Brief:
Report every line in the listing below where the string "standalone" shows up.
___ Entries supplied ___
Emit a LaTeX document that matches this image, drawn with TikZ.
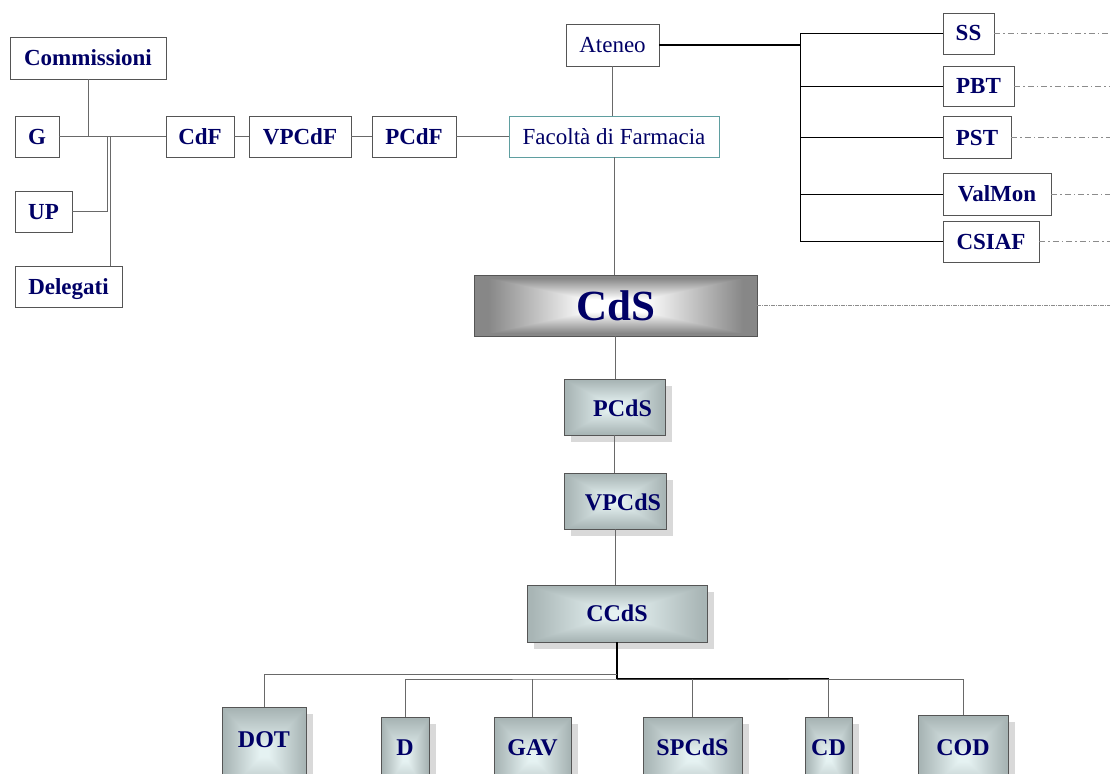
\documentclass[tikz,border=0pt]{standalone}
\usepackage{fontspec}
\setmainfont{Liberation Serif}
\usetikzlibrary{shadows}
\definecolor{navy}{RGB}{0,0,102}
\definecolor{tealb}{RGB}{95,158,160}
\definecolor{boxline}{RGB}{85,85,85}
\definecolor{conn}{RGB}{105,105,105}
\definecolor{dashc}{RGB}{140,140,140}
\pgfdeclarefunctionalshading{cdsgrad}{\pgfpoint{-50bp}{-50bp}}{\pgfpoint{50bp}{50bp}}{}{abs exch abs 2 copy lt {exch} if pop 25 div 0.2 sub 0.7 div dup 0 lt {pop 0} if dup 1 gt {pop 1} if 0.47 mul 1 exch sub dup dup}
\pgfdeclarefunctionalshading{bluegrad}{\pgfpoint{-50bp}{-50bp}}{\pgfpoint{50bp}{50bp}}{}{abs exch abs 2 copy lt {exch} if pop 25 div 0.1 sub 0.85 div dup 0 lt {pop 0} if dup 1 gt {pop 1} if dup 0.24 mul 0.90 exch sub exch 0.24 mul 0.95 exch sub dup}
\tikzset{
  plain/.style={draw=boxline, line width=0.8pt, fill=white, inner sep=0pt, text=navy,
    text height=15pt, text depth=0pt,
    font=\fontsize{23}{23}\selectfont\bfseries},
  plainreg/.style={plain, font=\fontsize{23}{23}\selectfont},
  gbox/.style={draw=boxline, line width=0.8pt, shade, shading=bluegrad, inner sep=0pt,
    drop shadow={shadow xshift=7pt, shadow yshift=-7pt, fill=black!15, opacity=1}},
  lbl/.style={text=navy, inner sep=0pt, text height=16pt, text depth=0pt,
    font=\fontsize{24}{24}\selectfont\bfseries},
  conline/.style={draw=conn, line width=0.8pt},
  busline/.style={draw=black, line width=0.8pt},
  dashline/.style={draw=dashc, line width=0.8pt, dash pattern=on 6pt off 3pt on 1.5pt off 3pt},
  densedash/.style={draw=dashc, line width=1pt, dash pattern=on 4pt off 1pt on 1pt off 1pt},
}
\begin{document}
\begin{tikzpicture}[x=1pt,y=-1pt]
\useasboundingbox (0,0) rectangle (1110,773);
\clip (0,0) rectangle (1110,773);
\fill[white] (0,0) rectangle (1110,773);

% left group
\node[plain, minimum width=156, minimum height=42] (comm) at (88,58) {Commissioni};
\node[plain, minimum width=44, minimum height=41] (G) at (37,136.5) {G};
\node[plain, minimum width=57, minimum height=41] (UP) at (43.5,211.5) {UP};
\node[plain, minimum width=107, minimum height=41] (Del) at (68.5,286.5) {Delegati};
\node[plain, minimum width=68, minimum height=41] (CdF) at (200,136.5) {CdF};
\node[plain, minimum width=102, minimum height=41] (VPCdF) at (300,136.5) {VPCdF};
\node[plain, minimum width=84, minimum height=41] (PCdF) at (414,136.5) {PCdF};
\node[plainreg, draw=tealb, minimum width=210, minimum height=41] (Fac) at (614,136.5) {Facoltà di Farmacia};
\node[plainreg, minimum width=93, minimum height=42] (Ateneo) at (612.5,45) {Ateneo};

% right group
\node[plain, minimum width=51, minimum height=41] (SS) at (968.5,33.5) {SS};
\node[plain, minimum width=71, minimum height=40] (PBT) at (978.5,86) {PBT};
\node[plain, minimum width=68, minimum height=42] (PST) at (977,137.5) {PST};
\node[plain, minimum width=108, minimum height=42] (ValMon) at (997,194) {ValMon};
\node[plain, minimum width=96, minimum height=41] (CSIAF) at (991,241.5) {CSIAF};

\coordinate (busx) at (800,0);
\coordinate (redge) at (1110,0);
\coordinate (j1) at (107,136.5);
\coordinate (j2) at (110,136.5);

% CdS chain
\node[draw=boxline, line width=0.8pt, shade, shading=cdsgrad, inner sep=0pt,
  minimum width=283, minimum height=61, text=navy, text height=29pt, text depth=0pt,
  font=\fontsize{43}{43}\selectfont\bfseries] (CdS) at (615.5,305.5) {CdS};
\node[gbox, minimum width=101, minimum height=56] (PCdS) at (614.5,407) {};
\node[lbl] (PCdSt) at (622.5,408) {PCdS};
\node[gbox, minimum width=102, minimum height=56] (VPCdS) at (615,501) {};
\node[lbl] (VPCdSt) at (623,502) {VPCdS};
\node[gbox, minimum width=180, minimum height=57] (CCdS) at (617,613.5) {};
\node[lbl] (CCdSt) at (617,613) {CCdS};

% bottom row
\node[gbox, minimum width=84, minimum height=90] (DOT) at (264,752) {};
\node[lbl] (DOTt) at (264,739) {DOT};
\node[gbox, minimum width=48, minimum height=80] (D) at (405,757) {};
\node[lbl] (Dt) at (405,747) {D};
\node[gbox, minimum width=77, minimum height=80] (GAV) at (532.5,757) {};
\node[lbl] (GAVt) at (532.5,747) {GAV};
\node[gbox, minimum width=99, minimum height=80] (SPCdS) at (692.5,757) {};
\node[lbl] (SPCdSt) at (692.5,747) {SPCdS};
\node[gbox, minimum width=47, minimum height=80] (CD) at (828.5,757) {};
\node[lbl] (CDt) at (828.5,747) {CD};
\node[gbox, minimum width=90, minimum height=84] (COD) at (963,757) {};
\node[lbl] (CODt) at (963,747) {COD};

\coordinate (bup) at (617,674);
\coordinate (blow) at (617,679);

% left connectors
\draw[conline] (G.east) -- (CdF.west);
\draw[conline, line width=1.8pt] (j1) -- (CdF.west);
\draw[conline] (comm.south) -- (comm.south |- G.east);
\draw[conline] (UP.east) -| (j1);
\draw[conline] (j2) -- (j2 |- Del.north);
\draw[conline] (CdF.east) -- (VPCdF.west);
\draw[conline] (VPCdF.east) -- (PCdF.west);
\draw[conline] (PCdF.east) -- (Fac.west);

% vertical chain
\draw[conline] (Ateneo.south) -- (Ateneo.south |- Fac.north);
\draw[conline] (Fac.south) -- (Fac.south |- CdS.north);
\draw[conline] (CdS.south) -- (CdS.south |- PCdS.north);
\draw[conline] (PCdS.south) -- (PCdS.south |- VPCdS.north);
\draw[conline] (VPCdS.south) -- (VPCdS.south |- CCdS.north);

% right bus
\draw[busline, line width=1.5pt] (Ateneo.east) -- (Ateneo.east -| busx);
\draw[busline] (busx |- SS.west) -- (busx |- CSIAF.west);
\draw[busline] (busx |- SS.west) -- (SS.west);
\draw[busline] (busx |- PBT.west) -- (PBT.west);
\draw[busline] (busx |- PST.west) -- (PST.west);
\draw[busline] (busx |- ValMon.west) -- (ValMon.west);
\draw[busline] (busx |- CSIAF.west) -- (CSIAF.west);

% dash-dot lines to the right edge
\draw[dashline] (SS.east) -- (SS.east -| redge);
\draw[dashline] (PBT.east) -- (PBT.east -| redge);
\draw[dashline] (PST.east) -- (PST.east -| redge);
\draw[dashline] (ValMon.east) -- (ValMon.east -| redge);
\draw[dashline] (CSIAF.east) -- (CSIAF.east -| redge);
\draw[densedash] (CdS.east) -- (CdS.east -| redge);

% bottom connectors
\draw[busline, line width=1.5pt] (CCdS.south) -- (blow);
\draw[busline, line width=1.5pt] (blow) -- (blow -| CD.north);
\draw[conline] (DOT.north) |- (bup);
\draw[conline] (D.north) |- (blow) -| (COD.north);
\draw[conline] (GAV.north) -- (GAV.north |- blow);
\draw[conline] (SPCdS.north) -- (SPCdS.north |- blow);
\draw[conline] (CD.north) -- (CD.north |- blow);
\end{tikzpicture}
\end{document}
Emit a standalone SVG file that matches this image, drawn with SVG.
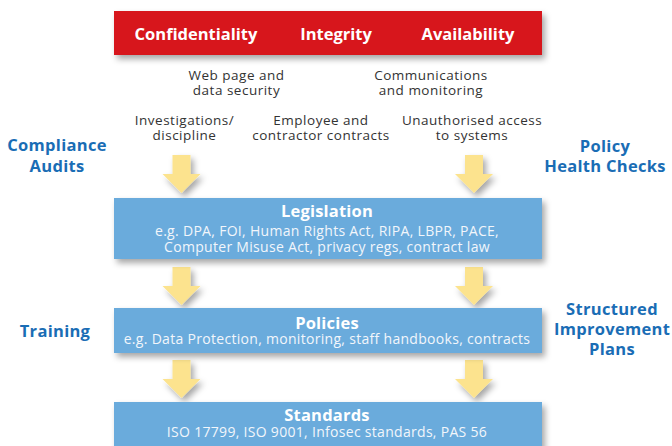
<svg xmlns="http://www.w3.org/2000/svg" width="672" height="446" viewBox="0 0 672 446">
<defs>
<filter id="sh" x="-10%" y="-30%" width="130%" height="180%">
<feDropShadow dx="3" dy="4" stdDeviation="3" flood-color="#000" flood-opacity="0.35"/>
</filter>
<path id="arr" d="M-9,0 H9 V19 H19 L0,38 L-19,19 H-9 Z"/>
</defs>
<style>
.red{fill:#d7161f;filter:url(#sh)}
.blue{fill:#6aabdc;filter:url(#sh)}
.arrow{fill:#fce38e;filter:url(#sh)}
.h{font-family:"Open Sans","Noto Sans",sans-serif;font-weight:bold;fill:#fff;text-anchor:middle}
.hr{font-size:16.5px}
.hb{font-size:16.5px;letter-spacing:0.2px}
.sub{font-family:"Open Sans","Noto Sans",sans-serif;font-size:14px;letter-spacing:0.3px;fill:#f2f6fb;text-anchor:middle}
.g{font-family:"Open Sans","Noto Sans",sans-serif;font-size:13.5px;letter-spacing:0.5px;fill:#333;text-anchor:middle}
.side{font-family:"Open Sans","Noto Sans",sans-serif;font-weight:bold;font-size:16.5px;letter-spacing:0.3px;fill:#1a6db5;text-anchor:middle}
</style>
<rect width="672" height="446" fill="#fff"/>
<g id="connectors">
<use href="#arr" class="arrow" x="181.5" y="155"/>
<use href="#arr" class="arrow" x="474" y="155"/>
<use href="#arr" class="arrow" x="181.5" y="267"/>
<use href="#arr" class="arrow" x="474" y="267"/>
<use href="#arr" class="arrow" x="181.5" y="360"/>
<use href="#arr" class="arrow" x="474" y="360"/>
</g>
<g id="cia">
<rect class="red" x="114" y="11" width="428" height="44"/>
<text class="h hr" x="196" y="40">Confidentiality</text>
<text class="h hr" x="336" y="40">Integrity</text>
<text class="h hr" x="468" y="40">Availability</text>
</g>
<g id="web">
<text class="g" x="236.5" y="80">Web page and</text>
<text class="g" x="236.5" y="95">data security</text>
</g>
<g id="comms">
<text class="g" x="431" y="80">Communications</text>
<text class="g" x="431" y="95">and monitoring</text>
</g>
<g id="invest">
<text class="g" x="184.5" y="124.5">Investigations/</text>
<text class="g" x="184.5" y="139.5">discipline</text>
</g>
<g id="employee">
<text class="g" x="321" y="124.5">Employee and</text>
<text class="g" x="321" y="139.5">contractor contracts</text>
</g>
<g id="unauth">
<text class="g" x="472" y="124.5">Unauthorised access</text>
<text class="g" x="472" y="139.5">to systems</text>
</g>
<g id="compliance">
<text class="side" x="57" y="151">Compliance</text>
<text class="side" x="57" y="171.5">Audits</text>
</g>
<g id="healthchecks">
<text class="side" x="605" y="151.5">Policy</text>
<text class="side" x="605" y="171.5">Health Checks</text>
</g>
<g id="training">
<text class="side" x="55" y="336.5">Training</text>
</g>
<g id="improvement">
<text class="side" x="612" y="314.5">Structured</text>
<text class="side" x="612" y="335">Improvement</text>
<text class="side" x="612" y="355">Plans</text>
</g>
<g id="legislation">
<rect class="blue" x="114" y="198" width="428" height="61"/>
<text class="h hb" x="327" y="216.5">Legislation</text>
<text class="sub" x="327" y="235.5">e.g. DPA, FOI, Human Rights Act, RIPA, LBPR, PACE,</text>
<text class="sub" x="327" y="251.5">Computer Misuse Act, privacy regs, contract law</text>
</g>
<g id="policies">
<rect class="blue" x="114" y="308" width="428" height="45"/>
<text class="h hb" x="327" y="328.5">Policies</text>
<text class="sub" x="327" y="344">e.g. Data Protection, monitoring, staff handbooks, contracts</text>
</g>
<g id="standards">
<rect class="blue" x="114" y="402" width="428" height="60"/>
<text class="h hb" x="327" y="420.5">Standards</text>
<text class="sub" x="327" y="436.5">ISO 17799, ISO 9001, Infosec standards, PAS 56</text>
</g>
</svg>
___
Written response:
\documentclass[tikz,border=0pt]{standalone}
Emit a standalone SVG file that matches this image, drawn with SVG.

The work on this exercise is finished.